I try to solve a gaussian convolution which turns out to be harder than expected. Here is the isolated difficulty: \begin{align} \int_c^{+\infty}\phi(x-y)\big(1-\Phi(y)\big)dy \end{align} where $\phi$ and $\Phi$ are the pdf and cdf of the standard gaussian function.
My idea was to write explicitly the Heaviside and to use the integral property of convolution. But I don't know whether it is correct in this case:
\begin{align} &\int_c^{+\infty}\phi(x-y)\big(1-\Phi(y)\big)dy \\& =\int_{-\infty}^{+\infty}\phi(x-y)H(y-c)\int_y^{+\infty}\phi(z)dzdy \\ &= \int_{-\infty}^{+\infty}\phi(x-y)H(x-y+c-x)\int_{-\infty}^{-y}\phi(z)dzdy \\ &= \int_{-\infty}^{+\infty}\phi(\bar{x}-\bar{y})\bar{H}_{x-c}(\bar{x}-\bar{y})\int_{-\infty}^{\bar{y}}\phi(z)dzd\bar{y} \\ &= \int_{-\infty}^{\bar{x}}\int_{-\infty}^{+\infty}\phi(z-\bar{y})\bar{H}_{x-c}(z-\bar{y})\phi(\bar{y})d\bar{y} dz=\int_{-\infty}^{\bar{x}}(\phi\bar{H}_{x-c})*\phi(z) dz \end{align} which I can compute. But is the passage between the two last lines correct? Is there another way? Here $\bar{x}=-x$ and for the Heaviside $\bar{H}(t)=H(-t)=1-H(t)$.

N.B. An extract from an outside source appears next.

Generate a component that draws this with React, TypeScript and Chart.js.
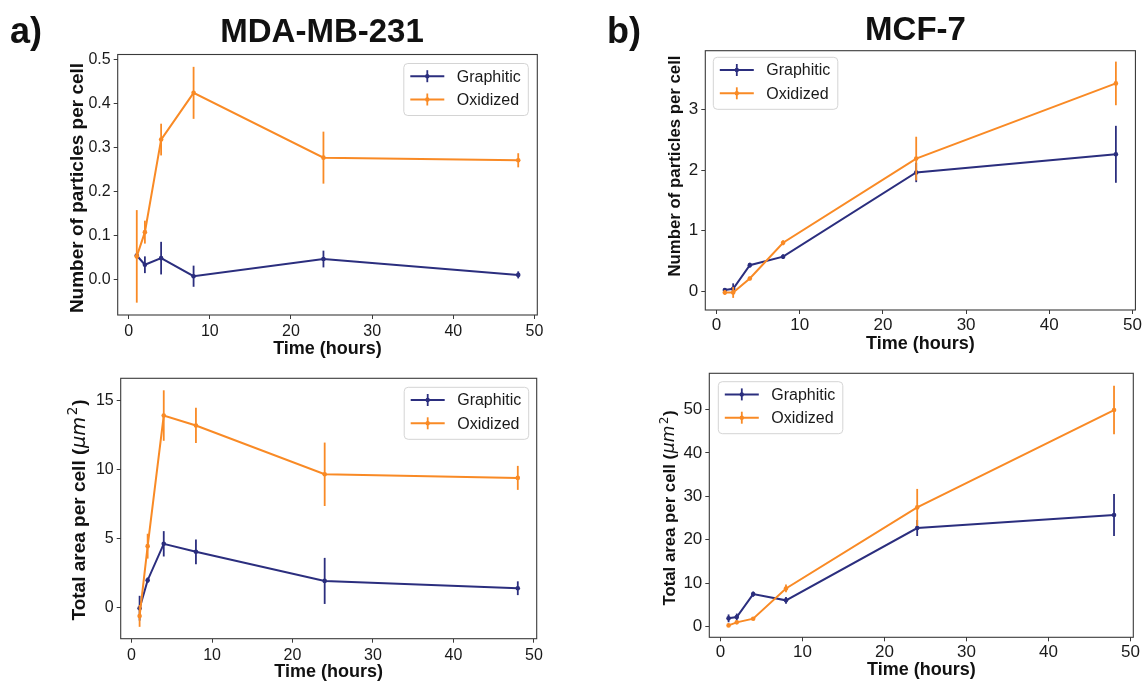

Some informations about this puzzle, if anybody ever meet this situation:
This integral is not documented in famous tables of integrals, which is not a good sign. Most probably, this integral can not be expressed in a simpler closed form.
This integral arised in a probability problem. I wanted to find the distribution of a random variable defined as a sum of two other random variables with known distributions. I have ended up in this dead end convolving them without noticing that they where in fact not independent variables.